Why are some IPTV subscriptions so cheap?
Unrealistically low prices usually point to oversold, overloaded servers, which is where a lot of buffering complaints come from, or to content that isn't properly licensed. Running real infrastructure and sourcing content legitimately both cost money on an ongoing basis, and that cost has to show up somewhere in a fair, sustainable price.
Is it cheaper to pay monthly or annually for IPTV?
Annual plans typically bring the effective monthly cost down compared to paying month to month, since you're committing upfront. Monthly plans cost more per month but limit your risk if the service doesn't work out. The sensible approach is to test with a short trial first, then commit to a longer term once you're confident it performs well on your setup.

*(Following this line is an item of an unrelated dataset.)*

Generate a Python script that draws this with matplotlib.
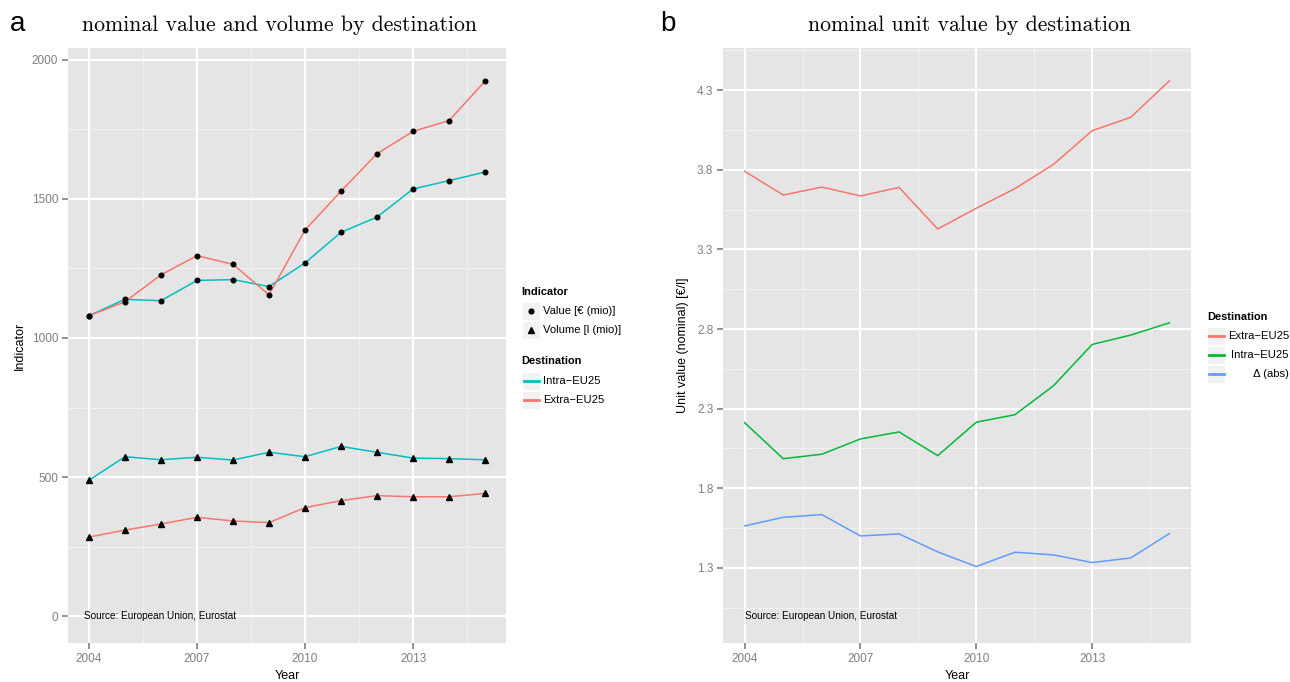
import matplotlib
matplotlib.use("Agg")
import matplotlib.pyplot as plt
from matplotlib.lines import Line2D
from matplotlib.patches import Rectangle

W, H = 1290, 682
years = list(range(2004, 2016))

# Panel a: value and volume
value_intra = [1080, 1139, 1134, 1207, 1210, 1185, 1270, 1380, 1435, 1536, 1566, 1597]
value_extra = [1080, 1130, 1227, 1296, 1265, 1155, 1388, 1528, 1663, 1743, 1782, 1924]
volume_intra = [488, 573, 562, 571, 561, 589, 573, 610, 589, 568, 566, 562]
volume_extra = [284, 309, 331, 355, 342, 336, 390, 415, 433, 429, 429, 441]

# Panel b: unit values
uv_extra = [3.790, 3.641, 3.691, 3.635, 3.689, 3.428, 3.558, 3.681, 3.834, 4.045, 4.129, 4.358]
uv_intra = [2.212, 1.986, 2.014, 2.110, 2.154, 2.005, 2.215, 2.262, 2.444, 2.703, 2.762, 2.839]
uv_delta = [1.564, 1.618, 1.635, 1.501, 1.514, 1.401, 1.309, 1.399, 1.382, 1.334, 1.363, 1.516]

xticks = [2004, 2007, 2010, 2013]
yticks_a = [0, 500, 1000, 1500, 2000]
yticks_b = [1.3, 1.8, 2.3, 2.8, 3.3, 3.8, 4.3]

RED = "#F8766D"
CYAN = "#00BFC4"
GREEN = "#00BA38"
BLUE = "#619CFF"
BG = "#E5E5E5"
TICKC = "#7F7F7F"
SANS = "Liberation Sans"

fig = plt.figure(figsize=(W / 100, H / 100), dpi=100)


def rect(x0, y0, x1, y1):
    return [x0 / W, 1 - y1 / H, (x1 - x0) / W, (y1 - y0) / H]


def fx(x):
    return x / W


def fy(y):
    return 1 - y / H


def style(ax, xminor, yminor):
    ax.set_facecolor(BG)
    for s in ax.spines.values():
        s.set_visible(False)
    ax.set_xticks(xminor, minor=True)
    ax.set_yticks(yminor, minor=True)
    ax.grid(which="major", color="white", linewidth=1.6)
    ax.grid(which="minor", color="#F2F2F2", linewidth=0.8)
    ax.set_axisbelow(True)
    ax.tick_params(which="major", colors=TICKC, length=4, width=1.2, labelsize=8.5,
                   labelcolor=TICKC, pad=3)
    ax.tick_params(which="minor", length=0)
    for lab in ax.get_xticklabels() + ax.get_yticklabels():
        lab.set_fontfamily(SANS)


# ---------------- Panel a ----------------
ax1 = fig.add_axes(rect(68, 48, 506, 643))
ax1.plot(years, value_intra, color=CYAN, lw=1.1, zorder=3)
ax1.plot(years, value_extra, color=RED, lw=1.1, zorder=3)
ax1.plot(years, volume_intra, color=CYAN, lw=1.1, zorder=3)
ax1.plot(years, volume_extra, color=RED, lw=1.1, zorder=3)
for v in (value_intra, value_extra):
    ax1.plot(years, v, "o", color="black", ms=3.3, zorder=4, ls="none")
for v in (volume_intra, volume_extra):
    ax1.plot(years, v, "^", color="black", ms=3.8, zorder=4, ls="none")
ax1.set_xlim(2003.42, 2015.58)
ax1.set_ylim(-97, 2043)
ax1.set_xticks(xticks)
ax1.set_yticks(yticks_a)
style(ax1, [2005.5, 2008.5, 2011.5, 2014.5], [250, 750, 1250, 1750])
ax1.text(2003.86, 0, "Source: European Union, Eurostat", fontsize=7.2,
         family=SANS, va="center", ha="left", zorder=5)
ax1.set_ylabel("Indicator", fontsize=9, family=SANS, labelpad=4)

# ---------------- Panel b ----------------
ax2 = fig.add_axes(rect(723, 48, 1191, 643))
ax2.plot(years, uv_extra, color=RED, lw=1.1)
ax2.plot(years, uv_intra, color=GREEN, lw=1.1)
ax2.plot(years, uv_delta, color=BLUE, lw=1.1)
ax2.set_xlim(2003.44, 2015.56)
ax2.set_ylim(0.829, 4.564)
ax2.set_xticks(xticks)
ax2.set_yticks(yticks_b)
ax2.set_yticklabels([f"{t:.1f}" for t in yticks_b])
style(ax2, [2005.5, 2008.5, 2011.5, 2014.5], [1.05, 1.55, 2.05, 2.55, 3.05, 3.55, 4.05, 4.55])
ax2.text(2004, 1.0, "Source: European Union, Eurostat", fontsize=7.2,
         family=SANS, va="center", ha="left", zorder=5)
ax2.set_ylabel("Unit value (nominal) [€/l]", fontsize=9, family=SANS, labelpad=6)

# x axis titles placed explicitly
fig.text(fx(287), fy(676), "Year", fontsize=9, family=SANS, ha="center", va="center")
fig.text(fx(957), fy(676), "Year", fontsize=9, family=SANS, ha="center", va="center")

# ---------------- Titles and panel letters ----------------
fig.text(fx(280), fy(25), "nominal value and volume by destination", fontsize=15.7,
         family="cmr10", ha="center", va="center")
fig.text(fx(969), fy(25), "nominal unit value by destination", fontsize=15.7,
         family="cmr10", ha="center", va="center")
fig.text(fx(10), fy(24), "a", fontsize=20, family=SANS, ha="left", va="center")
fig.text(fx(660), fy(24), "b", fontsize=20, family=SANS, ha="left", va="center")

# ---------------- Legends (drawn manually) ----------------
def key_box(x0, y0, size=18):
    fig.patches.append(Rectangle((fx(x0), fy(y0 + size)), size / W, size / H,
                                 transform=fig.transFigure, facecolor="#F2F2F2",
                                 edgecolor="white", lw=0.8))


def key_line(x0, yc, color, size=18):
    fig.lines.append(Line2D([fx(x0 + 1.5), fx(x0 + size - 1.5)], [fy(yc), fy(yc)],
                            transform=fig.transFigure, color=color, lw=2.0))


def key_marker(x0, yc, marker, ms, size=18):
    fig.lines.append(Line2D([fx(x0 + size / 2)], [fy(yc)], transform=fig.transFigure,
                            marker=marker, color="black", ms=ms, ls="none"))


LEGFS = 8.1

# panel a legend
fig.text(fx(521), fy(292), "Indicator", fontsize=7.9, weight="bold", family=SANS,
         ha="left", va="center")
key_box(522, 302)
key_marker(522, 311, "o", 3.4)
fig.text(fx(543), fy(311), "Value [€ (mio)]", fontsize=LEGFS, family=SANS, ha="left", va="center")
key_box(522, 321)
key_marker(522, 330, "^", 3.9)
fig.text(fx(543), fy(330), "Volume [l (mio)]", fontsize=LEGFS, family=SANS, ha="left", va="center")

fig.text(fx(521), fy(361), "Destination", fontsize=7.9, weight="bold", family=SANS,
         ha="left", va="center")
key_box(522, 372)
key_line(522, 381, CYAN)
fig.text(fx(543), fy(381), "Intra\u2212EU25", fontsize=LEGFS, family=SANS, ha="left", va="center")
key_box(522, 391)
key_line(522, 400, RED)
fig.text(fx(543), fy(400), "Extra\u2212EU25", fontsize=LEGFS, family=SANS, ha="left", va="center")

# panel b legend
fig.text(fx(1207), fy(317), "Destination", fontsize=7.9, weight="bold", family=SANS,
         ha="left", va="center")
for i, (lab, col) in enumerate([("Extra\u2212EU25", RED), ("Intra\u2212EU25", GREEN),
                                ("\u0394 (abs)", BLUE)]):
    y0 = 327 + i * 19
    key_box(1207, y0)
    key_line(1207, y0 + 9, col)
    fig.text(fx(1289), fy(y0 + 9), lab, fontsize=LEGFS, family=SANS, ha="right", va="center")

fig.savefig("out.png", dpi=100)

Does 4K IPTV cost more than HD?
Generally, yes. 4K/UHD streams using HEVC (H.265) compression need around 25 Mbps per stream, compared to roughly 8-10 Mbps for HD. That extra bandwidth and server capacity gets reflected in the price of plans offering 4K. It's also worth checking that your own broadband connection can actually sustain that speed before paying extra for a resolution you can't reliably use.
Are there extra costs beyond the subscription price?
Yes. You'll likely need streaming hardware such as a Fire TV Stick or Android TV box if your TV doesn't already support a compatible app. Some player apps also charge a small one-time activation fee separate from the subscription itself. On top of that, make sure your broadband speed is sufficient, and a wired Ethernet connection will generally give you steadier playback than Wi-Fi.
What internet speed do I need for IPTV in the UK?
As a rough guide: SD needs about 5 Mbps, HD needs about 10 Mbps, and 4K needs around 25 Mbps per stream. Multiply that by however many devices in your household will be streaming at the same time, and add some headroom for everything else your home network is doing simultaneously, like browsing or video calls.